Saturday, 3 January 2015
A bear like no other.
There is an old saying in the circus. "Rissley kids and slanging buffers, only the Lord knows how they suffers." A rissley kid is a child tossed about by a foot juggler and performing dogs are known as slanging buffers. The saying is referring to the exploitation of children and animals that has been a cornerstone of show business since the first strolling players plied their trade in the Fertile Crescent. Performing animals are a contentious issue but it has to be admitted that there is a world of difference between something pretty harmless such as dog obedience trials or performing budgies and the savage cruelty of dancing bears. Controlling a dangerous wild animal is problematical at the best of times and working with bears and big cats is always going to have the potential for things going terribly wrong. That frisson of danger is what draws the punters in. Only having complete control of the animal can keep the trainer safe and in the case of performing bears this was achieved by such delightful practises as nose rings and the removal of teeth and claws.
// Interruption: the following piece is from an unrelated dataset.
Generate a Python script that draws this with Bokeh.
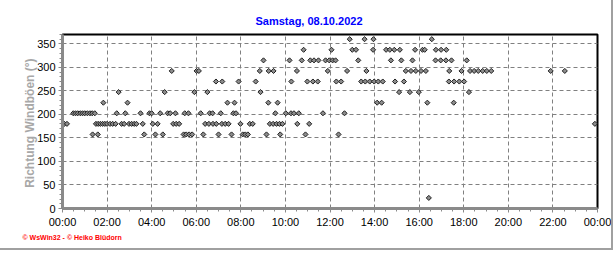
import math
from bokeh.plotting import figure
from bokeh.models import Range1d, FixedTicker, Title
from bokeh.embed import file_html
from bokeh.resources import INLINE

title_text = "Samstag, 08.10.2022"
y_label = "Richtung Windböen  (°)"
footer_text = "© WsWin32 - © Heiko Blüdorn"

x_tick_minutes = [0, 120, 240, 360, 480, 600, 720, 840, 960, 1080, 1200, 1320, 1440]
x_tick_labels = ["00:00", "02:00", "04:00", "06:00", "08:00", "10:00", "12:00",
                 "14:00", "16:00", "18:00", "20:00", "22:00", "00:00"]
x_minor_minutes = [m for m in range(0, 1441, 30)]
y_ticks = [0, 50, 100, 150, 200, 250, 300, 350]
y_minor = [v for v in range(0, 371, 10)]

times = [
    "00:05", "00:12", "00:29", "00:35", "00:41", "00:48", "00:54", "01:00", "01:07", "01:14",
    "01:20", "01:21", "01:27", "01:30", "01:35", "01:36", "01:42", "01:48", "01:50", "01:54",
    "02:00", "02:08", "02:15", "02:23", "02:26", "02:31", "02:39", "02:46", "02:49", "02:55",
    "02:59", "03:06", "03:13", "03:19", "03:30", "03:36", "03:40", "03:54", "04:00", "04:03",
    "04:10", "04:16", "04:23", "04:30", "04:35", "04:43", "04:50", "04:54", "04:58", "05:04",
    "05:06", "05:14", "05:26", "05:29", "05:33", "05:39", "05:41", "05:49", "05:55", "06:01",
    "06:07", "06:12", "06:19", "06:24", "06:30", "06:34", "06:36", "06:44", "06:45", "06:53",
    "06:54", "07:00", "07:06", "07:09", "07:10", "07:18", "07:24", "07:27", "07:35", "07:40",
    "07:43", "07:47", "07:54", "07:59", "08:05", "08:12", "08:19", "08:24", "08:32", "08:40",
    "08:51", "08:53", "09:01", "09:09", "09:14", "09:15", "09:18", "09:27", "09:28", "09:33",
    "09:36", "09:39", "09:44", "09:46", "09:52", "10:01", "10:11", "10:15", "10:16", "10:23",
    "10:31", "10:32", "10:36", "10:44", "10:49", "10:54", "10:59", "11:04", "11:07", "11:14",
    "11:17", "11:27", "11:29", "11:41", "11:48", "11:54", "11:58", "12:04", "12:07", "12:15",
    "12:17", "12:23", "12:30", "12:39", "12:46", "12:53", "13:00", "13:10", "13:16", "13:24",
    "13:33", "13:35", "13:38", "13:47", "13:56", "13:57", "13:59", "14:07", "14:10", "14:19",
    "14:22", "14:31", "14:41", "14:44", "14:53", "14:55", "15:06", "15:08", "15:12", "15:19",
    "15:24", "15:35", "15:38", "15:42", "15:49", "15:51", "15:59", "16:05", "16:09", "16:15",
    "16:18", "16:22", "16:26", "16:34", "16:44", "16:45", "16:58", "16:59", "17:12", "17:13",
    "17:20", "17:21", "17:27", "17:33", "17:34", "17:48", "17:54", "18:01", "18:08", "18:14",
    "18:17", "18:28", "18:39", "18:51", "19:02", "19:14", "21:54", "22:32", "23:53",
]
directions = [
    180, 180, 202.5, 202.5, 202.5, 202.5, 202.5, 202.5, 202.5, 202.5,
    202.5, 157.5, 202.5, 180, 157.5, 180, 180, 180, 225, 180,
    180, 180, 180, 180, 202.5, 247.5, 180, 180, 202.5, 225,
    180, 180, 180, 180, 202.5, 180, 157.5, 202.5, 202.5, 180,
    157.5, 180, 202.5, 157.5, 247.5, 202.5, 202.5, 292.5, 180, 202.5,
    180, 180, 157.5, 202.5, 157.5, 202.5, 157.5, 157.5, 247.5, 292.5,
    292.5, 202.5, 157.5, 180, 247.5, 180, 202.5, 202.5, 180, 270,
    180, 157.5, 202.5, 180, 270, 180, 225, 180, 157.5, 202.5,
    225, 202.5, 270, 180, 157.5, 157.5, 157.5, 180, 180, 270,
    292.5, 247.5, 315, 157.5, 225, 292.5, 180, 180, 292.5, 202.5,
    180, 225, 180, 157.5, 180, 202.5, 315, 202.5, 270, 202.5,
    292.5, 180, 202.5, 315, 337.5, 157.5, 270, 180, 315, 270,
    315, 270, 315, 202.5, 315, 292.5, 315, 337.5, 315, 315,
    270, 157.5, 270, 202.5, 292.5, 360, 337.5, 337.5, 315, 270,
    360, 270, 292.5, 270, 337.5, 360, 270, 225, 270, 225,
    270, 337.5, 337.5, 315, 337.5, 270, 247.5, 337.5, 315, 270,
    292.5, 247.5, 292.5, 315, 337.5, 292.5, 247.5, 292.5, 337.5, 337.5,
    292.5, 225, 22.5, 360, 315, 337.5, 315, 337.5, 315, 337.5,
    270, 292.5, 315, 225, 270, 270, 292.5, 270, 315, 247.5,
    292.5, 292.5, 292.5, 292.5, 292.5, 292.5, 292.5, 292.5, 180,
]


def to_minutes(t):
    h, m = t.split(":")
    return int(h) * 60 + int(m)


minutes = [to_minutes(t) for t in times]

FONT = "Liberation Sans"

p = figure(width=613, height=250, output_backend="svg", toolbar_location=None,
           x_range=Range1d(0, 1440), y_range=Range1d(0, 370),
           min_border_left=62, min_border_right=16, min_border_top=34, min_border_bottom=42)
p.background_fill_color = "white"
p.border_fill_color = "white"
p.outline_line_color = "black"
p.outline_line_width = 2
p.styles = {"border-right": "2px solid #a0a0a0", "border-bottom": "2px solid #a0a0a0"}

# title (above) and footer (below)
p.add_layout(Title(text=title_text, align="left", offset=193, standoff=16,
                   text_font=FONT, text_font_size="11px", text_font_style="bold",
                   text_color="#0000ff"), "above")
p.add_layout(Title(text=footer_text, align="left", offset=-40, standoff=2,
                   text_font=FONT, text_font_size="7px", text_font_style="bold",
                   text_color="#ff0000"), "below")

# axes
p.xaxis.ticker = FixedTicker(ticks=x_tick_minutes, minor_ticks=x_minor_minutes)
p.xaxis.major_label_overrides = {m: lab for m, lab in zip(x_tick_minutes, x_tick_labels)}
p.yaxis.ticker = FixedTicker(ticks=y_ticks, minor_ticks=y_minor)
p.yaxis.axis_label = y_label

for ax in (p.xaxis[0], p.yaxis[0]):
    ax.axis_line_color = "#8a8a8a"
    ax.axis_line_width = 3
    ax.major_tick_line_color = "#8a8a8a"
    ax.minor_tick_line_color = "#8a8a8a"
    ax.major_tick_out = 4
    ax.major_tick_in = 0
    ax.minor_tick_out = 3
    ax.minor_tick_in = 0
    ax.major_label_text_font = FONT
    ax.major_label_text_font_size = "11px"
    ax.major_label_text_color = "black"
    ax.major_label_standoff = 3

p.yaxis.axis_label_text_font = FONT
p.yaxis.axis_label_text_font_size = "12px"
p.yaxis.axis_label_text_font_style = "bold"
p.yaxis.axis_label_text_color = "#a8a8a8"
p.yaxis.axis_label_standoff = -3

p.xgrid.ticker = FixedTicker(ticks=x_tick_minutes)
p.ygrid.ticker = FixedTicker(ticks=y_ticks)
for g in (p.xgrid[0], p.ygrid[0]):
    g.grid_line_color = "#808080"
    g.grid_line_dash = "4 3"
    g.grid_line_width = 1

p.scatter(minutes, directions, marker="square", size=3.6, angle=math.pi / 4,
          fill_color="#8c8c8c", line_color="#202020", line_width=1)

open("out.html", "w").write(file_html(p, INLINE))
For many years there was a tradition of wrestling bears on the American wrestling circuits. The creature was usually muzzled and may have been de-clawed. The wrestler who worked with the beast would rely on his speed and skill to stay out of harms way until the time was up. It was not an edifying spectacle and certainly had very little to do with wrestling but I suppose that it got a few bums on seats. In the late sixties a young Scottish wrestler called Andy Robin was working the Canadian circuit when he took part in one such exhibition. Andy was fascinated by the experience and was determined to not only train a bear of his own but to do so by befriending the beast and making it a part of his family. The history of wild animal training is littered with the bones of trainers who lost concentration for a moment and paid the ultimate price. As the Grizzly Bear is considered to be one of the world's most dangerous animals there must have been many who thought that Andy Robin had taken leave of his senses when he obtained a grizzly cub and proceeded to play/wrestle with it as it grew up. Andy and his wife Maggie formed a bond with Hercules the bear that might be unique in the annals of animal training. Together the three of them had an adventure that went far beyond the usual wrestling bear act. Hercules became a film star and when he disappeared when on location in the Outer Hebrides the nation held it's breath until he and Andy were reunited weeks later.
Animal behaviourists don't seem able explain why this potentially deadly, 30 stone animal never betrayed the trust that the Robins had in him. You can keep Paddington, Phoo and the rest - Hercules was the bear for me.